North Korea makes an ideal proxy for goading the US, even to the point of war. Should the shooting actually begin, Kim and his regime, being relatively unimportant in the grand scheme of things, could be sacrificed. In the meantime, watching the West’s wan response to year upon year of provocations has served as a guide for calibrating the state of its resolve. Kim Jung-Un would not have been bold enough to pull Uncle Sam’s whiskers by himself, nor of his own volition. As I mentioned, he is most definitely not an idiot. For him to do so, and do it so aggressively, he must have been supported. That would be totally consistent with the Stalinist worldview, to which Mr. Putin wholeheartedly subscribes.  His sponsors’ idea is very simple: let others fight until they are exhausted. When the time is right, we will dictate the terms.
I am coming back to the beginning of this piece, which I started with the quotation relating to the Book of Ecclesiastes.
Question One:  Why should Donald Trump refrain from hitting North Korea and its regime?
Answer: There are so many should nots that I am a bit spoiled for choice.
Start with the prospect of multiple mushroom clouds, nuclear devastation and related carnage that begins with radioactive illnesses and extends to ecological damage, refugees, famine, pestilence and epidemics, economic ruin and social unrest. These calamities are not containable and will spread well beyond the immediate war zone.
The prospects and consequences of a Korean war are awful.
Question Two:  Why Donald Trump should hit the North Korean regime?
Answer: All of the above notwithstanding, war would be the lesser evil. If North Korea throws down the gauntlet and it is not taken up, the bigger players will be emboldened to test American resolve (and may G-d may have mercy on all of us if Vladimir Putin decides to explore that track).
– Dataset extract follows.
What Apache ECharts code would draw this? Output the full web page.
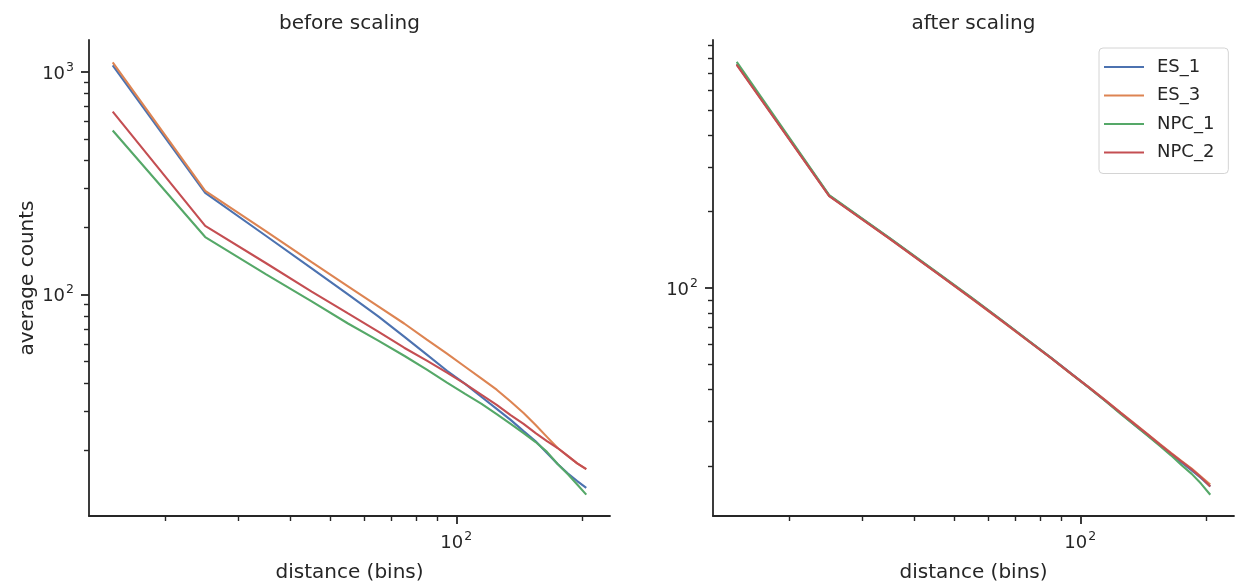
<!DOCTYPE html>
<html>
<head>
<meta charset="utf-8">
<script src="https://cdn.jsdelivr.net/npm/echarts@6/dist/echarts.min.js"></script>
<style>
  html, body { margin: 0; padding: 0; background: #fff; }
  #chart { width: 1236px; height: 583px; }
</style>
</head>
<body>
<div id="chart"></div>
<script>
// distance bins shared by every curve
const distance = [15, 25, 35, 45, 55, 65, 75, 85, 95, 105, 115, 125, 135, 145, 155, 165, 175, 185, 195, 205];

// average counts per sample, raw
const beforeES1  = [1070, 286, 183, 131, 100, 79.6, 64.6, 53.6, 45.4, 39.6, 34.6, 30.6, 27.3, 24.3, 21.9, 19.4, 17.3, 15.7, 14.5, 13.5];
const beforeES3  = [1104, 292, 192, 139.5, 108.7, 88.3, 74.0, 62.6, 54.2, 47.3, 41.8, 37.3, 33.0, 29.3, 25.9, 22.9, 20.4, 18.8, 17.4, 16.4];
const beforeNPC1 = [545, 181, 123, 93.0, 74.0, 62.0, 53.0, 45.9, 40.1, 35.7, 32.2, 29.0, 26.2, 23.8, 21.7, 19.6, 17.3, 15.6, 14.0, 12.6];
const beforeNPC2 = [663, 203, 138, 103, 82.1, 68.1, 57.6, 50.4, 44.5, 39.6, 35.4, 31.9, 28.7, 26.2, 23.8, 21.9, 20.4, 18.8, 17.4, 16.4];

// average counts per sample, after scaling
const afterES1  = [762, 231, 156.5, 115.8, 91.2, 74.4, 62.2, 53.3, 46.2, 40.6, 36.0, 32.2, 29.0, 26.4, 24.2, 22.3, 20.6, 19.2, 17.9, 16.6];
const afterES3  = [758, 230.5, 156, 115.5, 90.8, 74.0, 62.0, 53.1, 46.0, 40.7, 36.2, 32.4, 29.3, 26.7, 24.4, 22.5, 20.9, 19.5, 18.1, 16.9];
const afterNPC1 = [776, 232, 157, 116.5, 91.5, 74.6, 62.3, 53.3, 46.1, 40.5, 35.9, 32.0, 28.9, 26.3, 24.0, 22.0, 20.1, 18.6, 17.0, 15.4];
const afterNPC2 = [755, 230.2, 155.9, 115.6, 90.9, 74.2, 62.1, 53.2, 46.1, 40.6, 36.1, 32.3, 29.2, 26.6, 24.3, 22.4, 20.8, 19.4, 18.0, 16.6];

const sampleNames = ['ES_1', 'ES_3', 'NPC_1', 'NPC_2'];
const panelTitles = ['before scaling', 'after scaling'];

// tick positions (decades labelled, the rest are minor ticks)
const xMajorTicks = [100];
const xMinorTicks = [20, 30, 40, 50, 60, 70, 80, 90, 200];
const yMajorTicksLeft = [100, 1000];
const yMajorTicksRight = [100];
const yMinorTicks = [20, 30, 40, 50, 60, 70, 80, 90, 200, 300, 400, 500, 600, 700, 800, 900];

const palette = ['#4C72B0', '#DD8452', '#55A868', '#C44E52'];
const ink = '#262626';
const font = 'DejaVu Sans';

const X_MIN = 13.16, X_MAX = 233.7;
const Y_LEFT = [10.1, 1390];
const Y_RIGHT = [12.7, 946];

// "10" with a raised exponent, like 10^2
const powLabel = v => '{b|10}{s|' + Math.round(Math.log10(v)) + '}';
const powRich = {
  b: { fontSize: 18, lineHeight: 22, color: ink, fontFamily: font, verticalAlign: 'bottom' },
  s: { fontSize: 12.5, lineHeight: 22, color: ink, fontFamily: font, verticalAlign: 'top', padding: [0, 0, 6, 1] }
};

// fixed plot boxes; outer bounds handling off so the boxes keep their size
const gridBox = [
  { left: 89, top: 40, width: 521, height: 476 },
  { left: 713, top: 40, width: 521, height: 476 }
];

function pairs(ys) { return distance.map((d, i) => [d, ys[i]]); }

function xAxesFor(g) {
  return [
    {
      gridIndex: g, type: 'log', min: X_MIN, max: X_MAX, position: 'bottom',
      name: 'distance (bins)', nameLocation: 'middle', nameGap: 47,
      nameTextStyle: { fontSize: 20, color: ink, fontFamily: font },
      axisLine: { show: true, lineStyle: { color: ink, width: 1.8 } },
      axisTick: { show: true, customValues: xMajorTicks, length: 8, lineStyle: { color: ink, width: 1.8 } },
      axisLabel: { customValues: xMajorTicks, formatter: powLabel, rich: powRich, margin: 14 },
      splitLine: { show: false }
    },
    {
      gridIndex: g, type: 'log', min: X_MIN, max: X_MAX, position: 'bottom',
      axisLine: { show: false },
      axisTick: { show: true, customValues: xMinorTicks, length: 5, lineStyle: { color: ink, width: 1.4 } },
      axisLabel: { show: false },
      splitLine: { show: false }
    }
  ];
}

function yAxesFor(g, range, majors, withName) {
  return [
    {
      gridIndex: g, type: 'log', min: range[0], max: range[1], position: 'left',
      name: withName ? 'average counts' : '', nameLocation: 'middle', nameGap: 51,
      nameTextStyle: { fontSize: 20, color: ink, fontFamily: font },
      axisLine: { show: true, lineStyle: { color: ink, width: 1.8 } },
      axisTick: { show: true, customValues: majors, length: 8, lineStyle: { color: ink, width: 1.8 } },
      axisLabel: { customValues: majors, formatter: powLabel, rich: powRich, margin: 15 },
      splitLine: { show: false }
    },
    {
      gridIndex: g, type: 'log', min: range[0], max: range[1], position: 'left',
      axisLine: { show: false },
      axisTick: { show: true, customValues: yMinorTicks, length: 5, lineStyle: { color: ink, width: 1.4 } },
      axisLabel: { show: false },
      splitLine: { show: false }
    }
  ];
}

const beforeSets = [beforeES1, beforeES3, beforeNPC1, beforeNPC2];
const afterSets = [afterES1, afterES3, afterNPC1, afterNPC2];

const series = [];
[beforeSets, afterSets].forEach((sets, g) => {
  sets.forEach((ys, k) => {
    series.push({
      type: 'line', name: sampleNames[k],
      xAxisIndex: g * 2, yAxisIndex: g * 2,
      data: pairs(ys),
      showSymbol: false, symbol: 'none',
      lineStyle: { color: palette[k], width: 2.1 },
      itemStyle: { color: palette[k] },
      z: 2 + k,
      animation: false
    });
  });
});

const chart = echarts.init(document.getElementById('chart'), null, { renderer: 'canvas' });
chart.setOption({
  animation: false,
  backgroundColor: '#fff',
  color: palette,
  textStyle: { fontFamily: font },
  title: panelTitles.map((t, g) => ({
    text: t,
    left: gridBox[g].left + gridBox[g].width / 2,
    top: 14,
    textAlign: 'center',
    padding: 0,
    textStyle: { fontSize: 20, fontWeight: 'normal', color: ink, fontFamily: font }
  })),
  legend: {
    data: sampleNames,
    orient: 'vertical',
    left: 1099, top: 48,
    padding: [9, 14, 11, 5],
    itemGap: 8.5,
    itemWidth: 40, itemHeight: 2,
    icon: 'rect',
    backgroundColor: '#fff',
    borderColor: '#d4d4d4', borderWidth: 1, borderRadius: 4,
    textStyle: { fontSize: 18, color: ink, fontFamily: font, lineHeight: 20, padding: [0, 0, 0, 8] }
  },
  grid: gridBox.map(b => Object.assign({ containLabel: false, outerBoundsMode: 'none' }, b)),
  xAxis: [...xAxesFor(0), ...xAxesFor(1)],
  yAxis: [...yAxesFor(0, Y_LEFT, yMajorTicksLeft, true), ...yAxesFor(1, Y_RIGHT, yMajorTicksRight, false)],
  series: series
});
</script>
</body>
</html>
The Kim dynasty has survived as long as it has in large part because myopic, gutless and naïve Western politicians found it easier, time after time, to kick the can down the road, buying “peace” with appeasement and largesse. Remember a certain Mr Chamberlain waving that piece of paper on the steps of an aeroplane just returned from Berlin?  As he soon learned, making nice with tyrants doesn’t work, not for long anyway. In bowing repeatedly before the Kim dynasty’s demands, we have abetted the misery and terror inflicted daily on 28 million North Koreans. We are guilty of the crime, as the quotation atop this short essay explains, of undeserved compassion. We have  been kind to the cruel. We are responsible.
Question Three: Does Australia have an obligation to assist the US in the case of war with North Korea?
Answer:  Absolutely!  There are moral absolutes. They include honesty, doing unto others etc., keeping one’s word, loyalty, assisting friends in times of need.
What more can I say?
Well, just one thing: just as North Korea has been an aggressive proxy for much larger mischief makers, so might Australia serve as a sacrificial target in the stead of bigger ones more likely to prompt retaliation in kind. Nuke Brisbane and the immediate and unavoidable surmise will be that, say, San Francisco might be next if an antagonist’s conditions aren’t met, demanded concessions aren’t given.
Think about that as the range of Pyonyang’s missiles grows ever greater.